Interesting. Loaded.
“This thing needs rear-facing guns,” I said.
Noted. I wasn’t expecting so much running, but I’ll add a note for any future modifications.
I had a good idea of where the model twenty-three was in relation to me, so as I ran I took a sharp right, then spun around an abandoned minivan and immediately kicked on my stealth features. The skin of my mech warped a little bit, as if I was seeing it through a heat haze, then it faded away, and I was entirely invisible.
The model twenty-three came rushing around the corner and kept going, but I saw its many eyes scanning around, trying to spot me.
So I fired my mortars again and grinned like the cat who’d caught the canary as they exploded all around the alien, covering it in expanding mounds of sticky foam.
That won’t stop it forever.
“Reload with HE,” I said. “And tell me where that asshole’s brain is.”
Upper chest, about half a metre below the nape of its neck. Highlighting now. Mortars are loaded.
My mech’s chest opened and I pulled the trigger.
Immediately, the cockpit warmed up as I fired the railgun.
The alien’s chest gained a hole I could crawl through even as six high explosive grenades landed in the goop around it and detonated.
I waited for just a moment, then shrugged and fired the railgun again, then unfolded the 105mm guns and fired the remaining rounds I had left before needing to reload about where the model twenty-three was.
Then I waited, and as the dust settled it revealed a very fucked up alien, its upper body shredded apart, one arm missing, and head flopped to the side.
It’s technically still alive.
“Wow,” I said. “Well, let’s make Gomorrah proud then. I’ve got to have some sort of burning grenade that’ll melt that thing.”
I watched for a few merry moments as the model twenty-three cooked. I was feeling pretty good about myself, all things told.
“If you’re done, can you do something about the rest of the aliens?” Gomorrah asked. “They’re making it past the firewall, and I’m busy over here.”
“Ah, right, got it. Consider me on the way,” I said. I let go of the mech’s controls for a moment and rubbed at the back of my neck and shifted my legs a bit to stretch them.

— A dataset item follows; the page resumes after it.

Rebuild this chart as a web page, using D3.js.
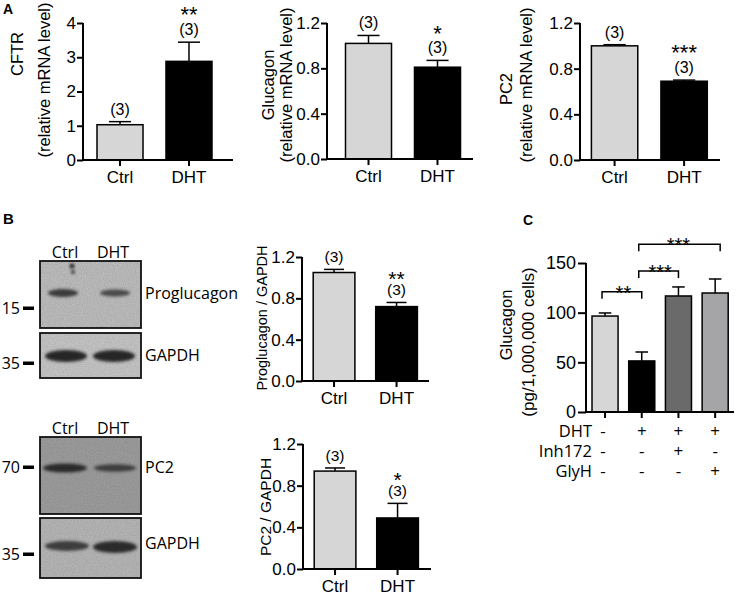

That had been kinda awesome, but also stressful as hell.
Who knew giant mecha on monster combat could be so nerve-wracking.
My break over, I checked my GPS, realized that I’d gotten turned around at some point, then realigned myself with the shore and took off running while ordering up a reload of everything. More mortars, more shells for my guns.
I’d live with just one Gatling gun for now. It was something I could fix later. And maybe I’d use replacing it as an excuse to upgrade my new toy, because I couldn’t see myself not using this in the future.
Would Lucy fit in the cockpit or would it be too tight? Or would she have to like… ride on top.
I could very vaguely recall her once saying that she wanted to ride a horse one day, back when she was much younger and really into ancient horse movies for whatever reason. I wondered if this was a suitable replacement for a horse.
Giant robot cats were so much cooler than horses. (Although, now that I was thinking about it, some of that obsession might have been inspired by riding pants.)
“Cat, are you getting there, or not?” Gomorrah asked.
“Yeah, yeah,” I sent back before pushing the mech to move a little faster.
Once I got closer to the pier, I could see why Gomorrah was getting nervous.
There were a lot of aliens here. Hundreds, maybe thousands of them. Most in the single-digits, but a few bigger ones, though none as large as the model twenty-three I’d just killed. There was a mobile hive left, however, slowly trudging through the burnt ground without a care in the world.
I’d have to change that. Remind these aliens that there very much was a reason to worry.